Farley-Buneman Instability in the Solar Chromosphere

TL;DR

This study analyzes the Farley-Buneman instability in the solar chromosphere, considering ion magnetization and Coulomb collisions, and concludes it cannot cause steady heating but can generate small-scale density irregularities useful for remote sensing.

Contribution

It provides a detailed threshold analysis for the instability in the chromosphere, incorporating finite ion magnetization and Coulomb collisions, which was not thoroughly addressed before.

Findings

Coulomb collisions destabilize the plasma, enabling instability even with high ion magnetization.

The instability cannot account for steady chromospheric heating.
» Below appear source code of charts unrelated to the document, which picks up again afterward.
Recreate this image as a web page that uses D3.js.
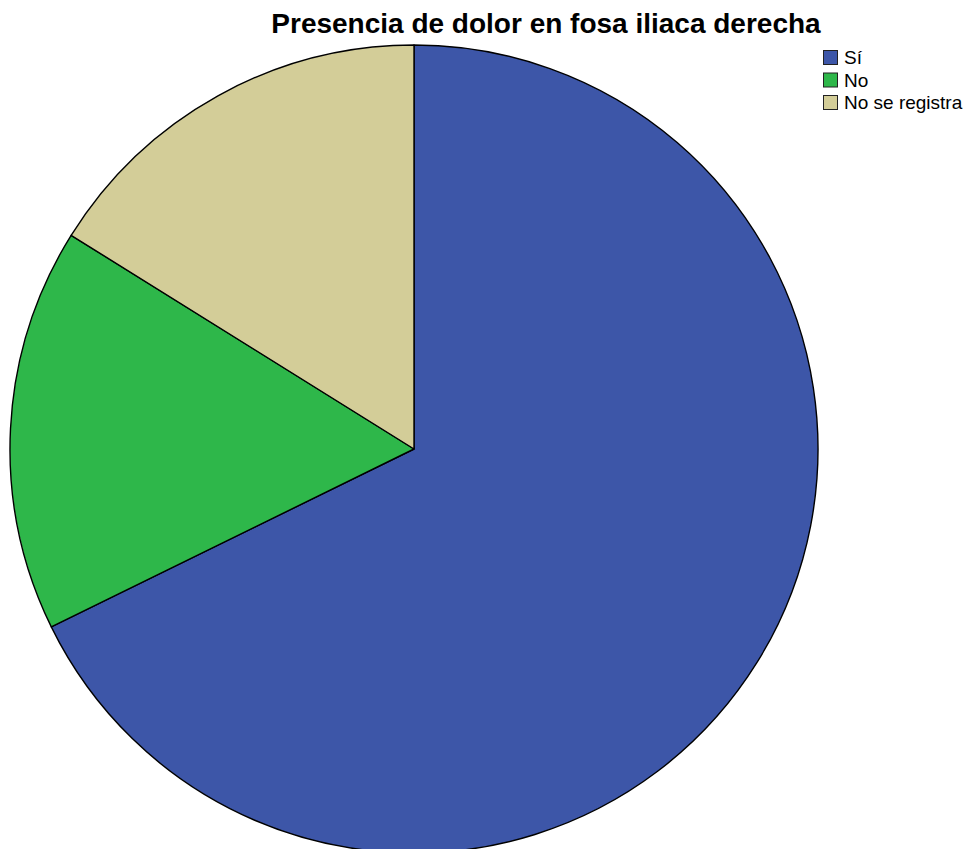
<!DOCTYPE html>
<html>
<head>
<meta charset="utf-8">
<script src="https://cdn.jsdelivr.net/npm/d3@7"></script>
<style>
  html, body { margin: 0; padding: 0; background: #ffffff; }
  svg { display: block; }
</style>
</head>
<body>
<svg id="chart" width="968" height="849"></svg>
<script>
const title = "Presencia de dolor en fosa iliaca derecha";
const categories = ["Sí", "No", "No se registra"];
const values = [42, 10, 10];
const colors = ["#3d56a8", "#2eb74a", "#d3cd98"];

const W = 968, H = 849;
const cx = 414, cy = 449, R = 404;

const svg = d3.select("#chart");

const color = d3.scaleOrdinal().domain(categories).range(colors);

const data = categories.map((c, i) => ({ cat: c, value: values[i] }));

const pie = d3.pie().sort(null).value(d => d.value).startAngle(0).endAngle(2 * Math.PI);
const arc = d3.arc().innerRadius(0).outerRadius(R);

svg.append("g")
  .attr("transform", `translate(${cx},${cy})`)
  .selectAll("path")
  .data(pie(data))
  .join("path")
  .attr("d", arc)
  .attr("fill", d => color(d.data.cat))
  .attr("stroke", "#000")
  .attr("stroke-width", 1.4)
  .attr("stroke-linejoin", "round");

svg.append("text")
  .attr("x", 546)
  .attr("y", 33)
  .attr("text-anchor", "middle")
  .attr("font-family", "Liberation Sans, Arial, sans-serif")
  .attr("font-weight", "bold")
  .attr("font-size", 28)
  .attr("fill", "#000")
  .text(title);

const legend = svg.append("g").attr("transform", "translate(823,50)");
const rows = legend.selectAll("g")
  .data(categories)
  .join("g")
  .attr("transform", (d, i) => `translate(0,${i * 22.5})`);
rows.append("rect")
  .attr("x", 0.5).attr("y", 0.5)
  .attr("width", 14).attr("height", 14)
  .attr("fill", d => color(d))
  .attr("stroke", "#222")
  .attr("stroke-width", 1);
rows.append("text")
  .attr("x", 21)
  .attr("y", 14)
  .attr("font-family", "Liberation Sans, Arial, sans-serif")
  .attr("font-size", 19)
  .attr("fill", "#000")
  .text(d => d);
</script>
</body>
</html>
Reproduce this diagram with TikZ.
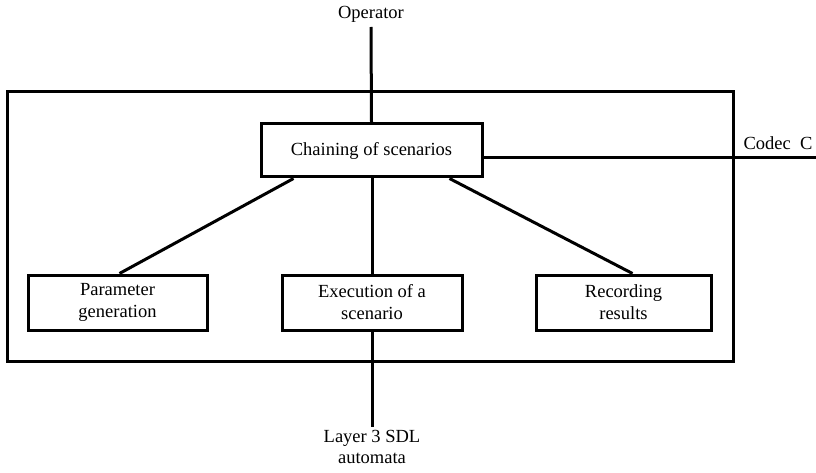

It can produce small-scale density irregularities useful for radio wave scintillation studies.

Abstract

The Farley-Buneman instability is studied in the partially ionized plasma of the solar chromosphere taking into account the finite magnetization of the ions and Coulomb collisions. We obtain the threshold value for the relative velocity between ions and electrons necessary for the instability to develop. It is shown that Coulomb collisions play a destabilizing role in the sense that they enable the instability even in the regions where the ion magnetization is greater than unity. By applying these results to chromospheric conditions, we show that the Farley-Buneman instability can not be responsible for the quasi-steady heating of the solar chromosphere. However, in the presence of strong cross-field currents it can produce small-scale, $\sim 0.1-3$ m, density irregularities in the solar chromosphere. These irregularities can cause scintillations of radio waves with similar wave lengths and provide a tool for remote chromospheric sensing.